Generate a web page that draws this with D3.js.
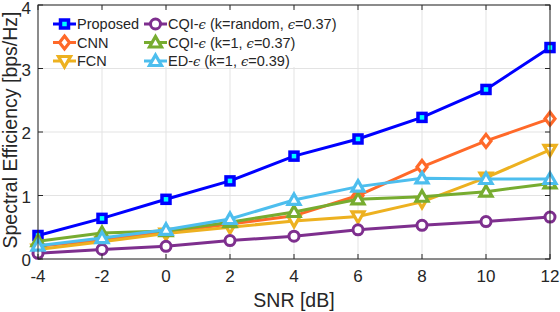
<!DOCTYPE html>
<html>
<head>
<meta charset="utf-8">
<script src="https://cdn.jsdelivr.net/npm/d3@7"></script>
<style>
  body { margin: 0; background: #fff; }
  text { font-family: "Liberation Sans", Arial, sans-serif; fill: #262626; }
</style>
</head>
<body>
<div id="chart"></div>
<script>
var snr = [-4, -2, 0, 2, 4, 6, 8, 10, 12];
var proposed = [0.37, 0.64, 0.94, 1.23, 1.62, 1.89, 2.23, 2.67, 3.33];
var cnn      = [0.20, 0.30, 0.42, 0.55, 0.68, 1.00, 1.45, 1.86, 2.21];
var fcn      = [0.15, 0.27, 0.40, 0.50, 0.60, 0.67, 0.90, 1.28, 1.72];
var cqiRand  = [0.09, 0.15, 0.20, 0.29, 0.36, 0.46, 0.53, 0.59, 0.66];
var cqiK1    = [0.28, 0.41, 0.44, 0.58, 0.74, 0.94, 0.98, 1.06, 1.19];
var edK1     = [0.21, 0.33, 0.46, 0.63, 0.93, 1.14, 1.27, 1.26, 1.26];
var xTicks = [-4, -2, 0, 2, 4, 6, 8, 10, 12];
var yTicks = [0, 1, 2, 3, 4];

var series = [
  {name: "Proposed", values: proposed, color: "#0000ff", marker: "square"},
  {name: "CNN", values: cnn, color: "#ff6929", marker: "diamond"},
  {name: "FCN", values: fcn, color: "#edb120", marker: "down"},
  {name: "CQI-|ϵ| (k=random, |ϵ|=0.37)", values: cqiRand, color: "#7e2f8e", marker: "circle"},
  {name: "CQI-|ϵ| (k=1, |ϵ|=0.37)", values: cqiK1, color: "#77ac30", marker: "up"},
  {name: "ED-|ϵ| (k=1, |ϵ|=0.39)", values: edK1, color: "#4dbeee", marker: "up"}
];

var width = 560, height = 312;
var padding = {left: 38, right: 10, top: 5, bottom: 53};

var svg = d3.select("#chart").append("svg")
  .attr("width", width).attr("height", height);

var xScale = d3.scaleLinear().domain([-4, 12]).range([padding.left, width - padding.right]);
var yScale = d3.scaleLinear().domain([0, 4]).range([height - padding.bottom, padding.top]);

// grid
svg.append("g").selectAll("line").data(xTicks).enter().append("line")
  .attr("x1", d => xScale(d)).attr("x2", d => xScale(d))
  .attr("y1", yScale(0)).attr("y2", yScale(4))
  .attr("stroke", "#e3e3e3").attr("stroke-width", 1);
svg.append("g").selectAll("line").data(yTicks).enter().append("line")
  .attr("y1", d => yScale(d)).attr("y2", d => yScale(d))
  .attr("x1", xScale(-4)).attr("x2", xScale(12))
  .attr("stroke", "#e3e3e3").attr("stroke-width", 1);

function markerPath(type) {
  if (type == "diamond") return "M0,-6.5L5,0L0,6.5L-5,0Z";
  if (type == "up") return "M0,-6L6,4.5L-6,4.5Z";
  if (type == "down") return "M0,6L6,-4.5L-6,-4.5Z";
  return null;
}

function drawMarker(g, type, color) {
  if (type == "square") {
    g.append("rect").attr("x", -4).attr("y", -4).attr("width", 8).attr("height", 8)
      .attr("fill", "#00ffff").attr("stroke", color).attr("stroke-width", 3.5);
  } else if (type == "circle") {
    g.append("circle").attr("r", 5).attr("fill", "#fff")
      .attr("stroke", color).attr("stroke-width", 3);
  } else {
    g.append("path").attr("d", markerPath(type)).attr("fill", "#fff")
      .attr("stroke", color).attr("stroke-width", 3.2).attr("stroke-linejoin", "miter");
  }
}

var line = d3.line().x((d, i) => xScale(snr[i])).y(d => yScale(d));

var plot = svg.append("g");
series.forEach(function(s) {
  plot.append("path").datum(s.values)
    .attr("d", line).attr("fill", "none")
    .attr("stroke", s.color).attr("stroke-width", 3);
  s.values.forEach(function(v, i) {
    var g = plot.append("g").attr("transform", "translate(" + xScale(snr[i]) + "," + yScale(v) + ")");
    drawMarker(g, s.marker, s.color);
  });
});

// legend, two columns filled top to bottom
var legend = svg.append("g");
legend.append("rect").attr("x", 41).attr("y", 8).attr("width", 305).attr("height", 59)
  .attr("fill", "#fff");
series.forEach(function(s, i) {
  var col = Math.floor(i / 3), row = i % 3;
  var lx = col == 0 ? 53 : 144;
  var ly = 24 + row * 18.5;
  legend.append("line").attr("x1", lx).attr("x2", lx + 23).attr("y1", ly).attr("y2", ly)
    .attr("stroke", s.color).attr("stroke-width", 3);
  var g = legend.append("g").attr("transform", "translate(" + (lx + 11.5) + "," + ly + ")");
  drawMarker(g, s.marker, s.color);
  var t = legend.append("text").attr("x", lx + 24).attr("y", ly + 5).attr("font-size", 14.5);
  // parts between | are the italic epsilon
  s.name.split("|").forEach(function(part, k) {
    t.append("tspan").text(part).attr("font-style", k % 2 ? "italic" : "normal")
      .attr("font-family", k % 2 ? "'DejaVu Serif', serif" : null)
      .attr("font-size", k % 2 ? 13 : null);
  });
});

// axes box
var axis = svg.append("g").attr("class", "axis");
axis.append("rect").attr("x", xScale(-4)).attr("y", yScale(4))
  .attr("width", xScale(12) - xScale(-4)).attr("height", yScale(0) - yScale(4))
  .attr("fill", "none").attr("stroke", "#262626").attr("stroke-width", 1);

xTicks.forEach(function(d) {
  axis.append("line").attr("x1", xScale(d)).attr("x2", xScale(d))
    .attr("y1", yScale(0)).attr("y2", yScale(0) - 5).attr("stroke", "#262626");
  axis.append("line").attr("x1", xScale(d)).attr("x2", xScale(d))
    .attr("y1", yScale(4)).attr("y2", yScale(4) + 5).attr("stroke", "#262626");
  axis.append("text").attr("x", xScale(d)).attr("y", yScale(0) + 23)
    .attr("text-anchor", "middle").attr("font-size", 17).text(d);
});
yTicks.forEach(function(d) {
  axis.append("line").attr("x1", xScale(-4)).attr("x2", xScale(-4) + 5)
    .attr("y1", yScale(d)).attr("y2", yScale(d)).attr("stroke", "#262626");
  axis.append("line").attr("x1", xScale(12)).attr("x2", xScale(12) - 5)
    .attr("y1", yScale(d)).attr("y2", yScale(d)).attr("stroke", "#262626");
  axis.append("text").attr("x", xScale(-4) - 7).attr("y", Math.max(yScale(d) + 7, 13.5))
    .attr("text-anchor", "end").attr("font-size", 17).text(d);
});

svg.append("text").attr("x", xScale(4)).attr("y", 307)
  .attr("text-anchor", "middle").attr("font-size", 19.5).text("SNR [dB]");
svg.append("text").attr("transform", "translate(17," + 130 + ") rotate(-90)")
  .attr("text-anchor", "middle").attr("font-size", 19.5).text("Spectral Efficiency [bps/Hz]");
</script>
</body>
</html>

● Objective: Retype each line of the listing above word for word. Exclude the pictures.

● Complete answer:
Generate a web page that draws this with D3.js.
<!DOCTYPE html>
<html>
<head>
<meta charset="utf-8">
<script src="https://cdn.jsdelivr.net/npm/d3@7"></script>
<style>
  body { margin: 0; background: #fff; }
  text { font-family: "Liberation Sans", Arial, sans-serif; fill: #262626; }
</style>
</head>
<body>
<div id="chart"></div>
<script>
var snr = [-4, -2, 0, 2, 4, 6, 8, 10, 12];
var proposed = [0.37, 0.64, 0.94, 1.23, 1.62, 1.89, 2.23, 2.67, 3.33];
var cnn      = [0.20, 0.30, 0.42, 0.55, 0.68, 1.00, 1.45, 1.86, 2.21];
var fcn      = [0.15, 0.27, 0.40, 0.50, 0.60, 0.67, 0.90, 1.28, 1.72];
var cqiRand  = [0.09, 0.15, 0.20, 0.29, 0.36, 0.46, 0.53, 0.59, 0.66];
var cqiK1    = [0.28, 0.41, 0.44, 0.58, 0.74, 0.94, 0.98, 1.06, 1.19];
var edK1     = [0.21, 0.33, 0.46, 0.63, 0.93, 1.14, 1.27, 1.26, 1.26];
var xTicks = [-4, -2, 0, 2, 4, 6, 8, 10, 12];
var yTicks = [0, 1, 2, 3, 4];

var series = [
  {name: "Proposed", values: proposed, color: "#0000ff", marker: "square"},
  {name: "CNN", values: cnn, color: "#ff6929", marker: "diamond"},
  {name: "FCN", values: fcn, color: "#edb120", marker: "down"},
  {name: "CQI-|ϵ| (k=random, |ϵ|=0.37)", values: cqiRand, color: "#7e2f8e", marker: "circle"},
  {name: "CQI-|ϵ| (k=1, |ϵ|=0.37)", values: cqiK1, color: "#77ac30", marker: "up"},
  {name: "ED-|ϵ| (k=1, |ϵ|=0.39)", values: edK1, color: "#4dbeee", marker: "up"}
];

var width = 560, height = 312;
var padding = {left: 38, right: 10, top: 5, bottom: 53};

var svg = d3.select("#chart").append("svg")
  .attr("width", width).attr("height", height);

var xScale = d3.scaleLinear().domain([-4, 12]).range([padding.left, width - padding.right]);
var yScale = d3.scaleLinear().domain([0, 4]).range([height - padding.bottom, padding.top]);

// grid
svg.append("g").selectAll("line").data(xTicks).enter().append("line")
  .attr("x1", d => xScale(d)).attr("x2", d => xScale(d))
  .attr("y1", yScale(0)).attr("y2", yScale(4))
  .attr("stroke", "#e3e3e3").attr("stroke-width", 1);
svg.append("g").selectAll("line").data(yTicks).enter().append("line")
  .attr("y1", d => yScale(d)).attr("y2", d => yScale(d))
  .attr("x1", xScale(-4)).attr("x2", xScale(12))
  .attr("stroke", "#e3e3e3").attr("stroke-width", 1);

function markerPath(type) {
  if (type == "diamond") return "M0,-6.5L5,0L0,6.5L-5,0Z";
  if (type == "up") return "M0,-6L6,4.5L-6,4.5Z";
  if (type == "down") return "M0,6L6,-4.5L-6,-4.5Z";
  return null;
}

function drawMarker(g, type, color) {
  if (type == "square") {
    g.append("rect").attr("x", -4).attr("y", -4).attr("width", 8).attr("height", 8)
      .attr("fill", "#00ffff").attr("stroke", color).attr("stroke-width", 3.5);
  } else if (type == "circle") {
    g.append("circle").attr("r", 5).attr("fill", "#fff")
      .attr("stroke", color).attr("stroke-width", 3);
  } else {
    g.append("path").attr("d", markerPath(type)).attr("fill", "#fff")
      .attr("stroke", color).attr("stroke-width", 3.2).attr("stroke-linejoin", "miter");
  }
}

var line = d3.line().x((d, i) => xScale(snr[i])).y(d => yScale(d));

var plot = svg.append("g");
series.forEach(function(s) {
  plot.append("path").datum(s.values)
    .attr("d", line).attr("fill", "none")
    .attr("stroke", s.color).attr("stroke-width", 3);
  s.values.forEach(function(v, i) {
    var g = plot.append("g").attr("transform", "translate(" + xScale(snr[i]) + "," + yScale(v) + ")");
    drawMarker(g, s.marker, s.color);
  });
});

// legend, two columns filled top to bottom
var legend = svg.append("g");
legend.append("rect").attr("x", 41).attr("y", 8).attr("width", 305).attr("height", 59)
  .attr("fill", "#fff");
series.forEach(function(s, i) {
  var col = Math.floor(i / 3), row = i % 3;
  var lx = col == 0 ? 53 : 144;
  var ly = 24 + row * 18.5;
  legend.append("line").attr("x1", lx).attr("x2", lx + 23).attr("y1", ly).attr("y2", ly)
    .attr("stroke", s.color).attr("stroke-width", 3);
  var g = legend.append("g").attr("transform", "translate(" + (lx + 11.5) + "," + ly + ")");
  drawMarker(g, s.marker, s.color);
  var t = legend.append("text").attr("x", lx + 24).attr("y", ly + 5).attr("font-size", 14.5);
  // parts between | are the italic epsilon
  s.name.split("|").forEach(function(part, k) {
    t.append("tspan").text(part).attr("font-style", k % 2 ? "italic" : "normal")
      .attr("font-family", k % 2 ? "'DejaVu Serif', serif" : null)
      .attr("font-size", k % 2 ? 13 : null);
  });
});

// axes box
var axis = svg.append("g").attr("class", "axis");
axis.append("rect").attr("x", xScale(-4)).attr("y", yScale(4))
  .attr("width", xScale(12) - xScale(-4)).attr("height", yScale(0) - yScale(4))
  .attr("fill", "none").attr("stroke", "#262626").attr("stroke-width", 1);

xTicks.forEach(function(d) {
  axis.append("line").attr("x1", xScale(d)).attr("x2", xScale(d))
    .attr("y1", yScale(0)).attr("y2", yScale(0) - 5).attr("stroke", "#262626");
  axis.append("line").attr("x1", xScale(d)).attr("x2", xScale(d))
    .attr("y1", yScale(4)).attr("y2", yScale(4) + 5).attr("stroke", "#262626");
  axis.append("text").attr("x", xScale(d)).attr("y", yScale(0) + 23)
    .attr("text-anchor", "middle").attr("font-size", 17).text(d);
});
yTicks.forEach(function(d) {
  axis.append("line").attr("x1", xScale(-4)).attr("x2", xScale(-4) + 5)
    .attr("y1", yScale(d)).attr("y2", yScale(d)).attr("stroke", "#262626");
  axis.append("line").attr("x1", xScale(12)).attr("x2", xScale(12) - 5)
    .attr("y1", yScale(d)).attr("y2", yScale(d)).attr("stroke", "#262626");
  axis.append("text").attr("x", xScale(-4) - 7).attr("y", Math.max(yScale(d) + 7, 13.5))
    .attr("text-anchor", "end").attr("font-size", 17).text(d);
});

svg.append("text").attr("x", xScale(4)).attr("y", 307)
  .attr("text-anchor", "middle").attr("font-size", 19.5).text("SNR [dB]");
svg.append("text").attr("transform", "translate(17," + 130 + ") rotate(-90)")
  .attr("text-anchor", "middle").attr("font-size", 19.5).text("Spectral Efficiency [bps/Hz]");
</script>
</body>
</html>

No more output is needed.